Dumping the recording programmatically looks like:

recorder.dump("incident.dial9").await?;

The dump file captures the ring buffer contents with timestamps and task identifiers, designed for analysis with the companion CLI tool that reconstructs a timeline view showing which tasks were active, how long each poll took, which tasks were woken and by what, and what the scheduler was doing during the window.

The Overhead Question

The practical question with any always-on production tool is what it actually costs. For dial9, the overhead of capturing an event is a ring buffer write: load an atomic write index, write an event struct to a pre-allocated slice, increment the index with wrapping arithmetic. On modern hardware this is a handful of nanoseconds per event.

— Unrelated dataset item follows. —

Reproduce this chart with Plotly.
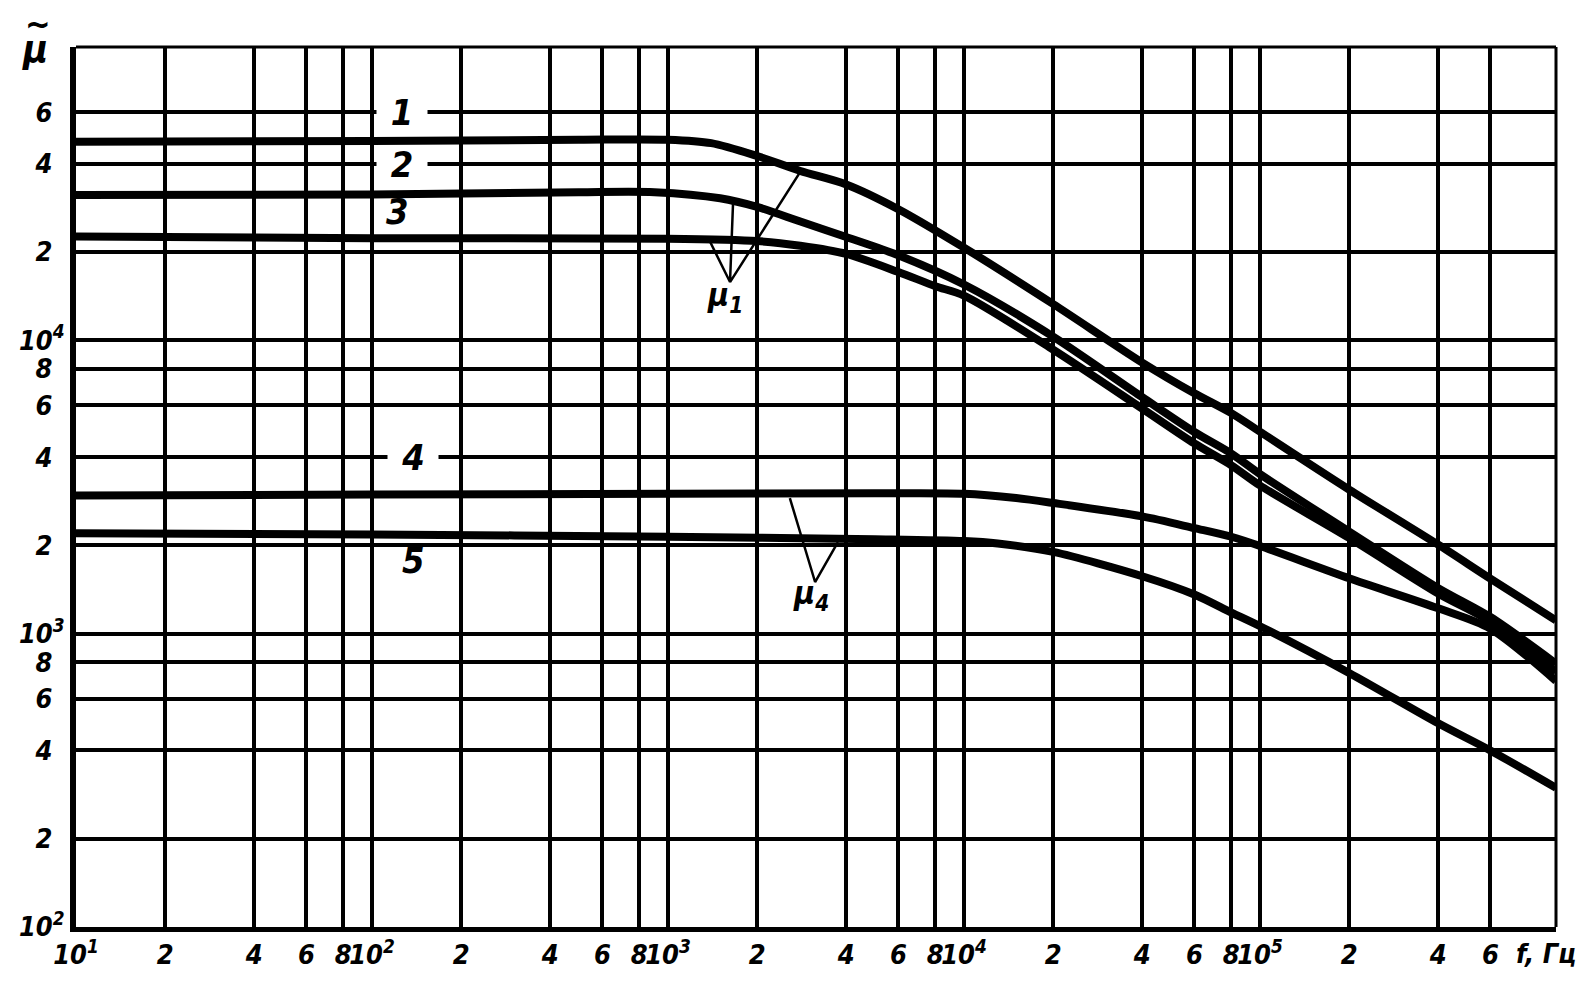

Tokio’s internal tracing instrumentation is already gated at the subscriber level. If no subscriber processes the event, the cost is a few conditional branches to check whether any subscriber is registered. With dial9 installed, each instrumented event goes through the ring buffer write path. This is cheap in absolute terms, but Tokio running a high-throughput service generates events at a rate proportional to task activity.

The comparison point is JFR, which achieves sub-percent overhead at production JVM event rates through careful design of its binary event format and lock-free buffer management. dial9’s design will be evaluated against similar workloads over time as production adoption grows.

Where This Fits in the Broader Picture

The name dial9 has a Plan 9 flavor to it. In Plan 9 from Bell Labs, dial is the system call used to open a network connection to a service, and the number 9 references the OS itself. The naming convention suggests the intended mental model: you are dialing into your running application’s history, opening a connection to what it was doing, after the fact.

The Rust async observability ecosystem has developed substantially but unevenly. Development-time tooling is strong. Production aggregate metrics are available. Post-mortem event-level investigation has been the missing layer. dial9 fills that slot with a focused tool rather than a general tracing pipeline, which is the right approach: a flight recorder has a specific purpose and should be optimized for that purpose rather than trying to be a general log aggregation system.

The broader comparison is to the JVM ecosystem’s production observability stack, which took two decades of operational experience to accumulate. JFR, async profilers, heap dumps, and thread dumps each have distinct roles. Rust is building equivalent depth faster, partly because the tooling community has prior art to draw from and partly because the tracing crate provides a well-designed primitive that all these tools can build on without duplicating the instrumentation infrastructure.

dial9 is a narrow tool with a clear purpose. That is its strength.